I threatened to clean the house, starting with the front entry and working my way back, last fall. Now, it’s Meteorological Spring (ignore that foot of snow), and I’m still threatening. I guess you could call those empty threats, eh? After seeing the creatures under that dresser, I’m a little more motivated. Where does dust come from anyway? The house is all closed up in the winter. I haven’t opened any of my new super-efficient windows; who let it in?
I’m still learning in the kitchen. When my daughters began actually helping in the kitchen, I suppose they were seven or eight years old. Yes, we were a sexist family; although a couple of the boys turned out to be pretty handy in the kitchen, they did it later on their own. So I figure I’m at about the level of one of my daughters when she was 10 or 12. When you look at it that way, I’m not doing too poorly. Talking like that, maybe I should run for Congress.

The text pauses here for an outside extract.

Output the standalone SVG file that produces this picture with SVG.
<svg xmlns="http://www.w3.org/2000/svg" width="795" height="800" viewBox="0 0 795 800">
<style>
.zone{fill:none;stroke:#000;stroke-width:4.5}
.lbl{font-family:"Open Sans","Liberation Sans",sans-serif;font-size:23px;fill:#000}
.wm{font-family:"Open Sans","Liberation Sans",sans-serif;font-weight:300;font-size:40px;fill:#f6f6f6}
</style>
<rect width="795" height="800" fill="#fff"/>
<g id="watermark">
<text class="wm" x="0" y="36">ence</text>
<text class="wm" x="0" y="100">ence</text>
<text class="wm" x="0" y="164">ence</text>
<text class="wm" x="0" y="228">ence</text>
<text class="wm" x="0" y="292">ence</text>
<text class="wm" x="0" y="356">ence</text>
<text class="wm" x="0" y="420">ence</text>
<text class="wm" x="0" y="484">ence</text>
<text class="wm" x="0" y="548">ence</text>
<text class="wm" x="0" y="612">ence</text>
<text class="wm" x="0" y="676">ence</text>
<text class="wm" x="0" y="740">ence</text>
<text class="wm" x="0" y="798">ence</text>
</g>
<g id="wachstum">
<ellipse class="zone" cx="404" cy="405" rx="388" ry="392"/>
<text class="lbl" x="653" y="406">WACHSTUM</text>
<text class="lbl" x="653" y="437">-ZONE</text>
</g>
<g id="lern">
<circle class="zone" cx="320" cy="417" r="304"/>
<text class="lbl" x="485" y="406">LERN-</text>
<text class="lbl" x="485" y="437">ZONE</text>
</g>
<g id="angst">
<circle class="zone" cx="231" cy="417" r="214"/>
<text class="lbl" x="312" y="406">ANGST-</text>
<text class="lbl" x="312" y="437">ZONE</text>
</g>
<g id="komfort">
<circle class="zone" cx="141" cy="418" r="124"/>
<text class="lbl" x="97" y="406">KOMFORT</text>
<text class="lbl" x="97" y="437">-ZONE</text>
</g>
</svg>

My latest lesson was: don’t leave something on the burner and go to the basement to do laundry. Nine times out of nine the phone will ring and you will temporarily forget about what is boiling, now burning, on the stove. Fortunately, the air currents from my new furnace bring kitchen smells back to the basement. After hanging up quickly and hurrying up the steps, I was able to salvage my lunch entrée. It was close, however.
I was discussing kitchen work with another male, and he and I agreed that actually the preparation wasn’t so bad; it was the cleanup that was the villain. He added that if he were in my position, he’d eat out three times a day. Ha! “No guts, no glory!” (Maybe that isn’t the best adage to use in the kitchen.) “No pain, no gain!” I’ll keep trying, but I do find myself eating more prepared food and blessing the person who invented the microwave.
I don’t know what to think about urging spring to come. Maybe I’ll have to get out the magic candles and sit cross-legged on the floor. “Help! I’m sitting cross-legged on the floor, and I can’t get up!”
Have you seen the news stories about a trend of seventyish women dying before their normal time? Scientists who keep track of such things can’t detect any reason for this trend. If this keeps happening, there will be a bunch of “Young” Al Ownes out there bumbling around in kitchens throughout the world. Good luck guys.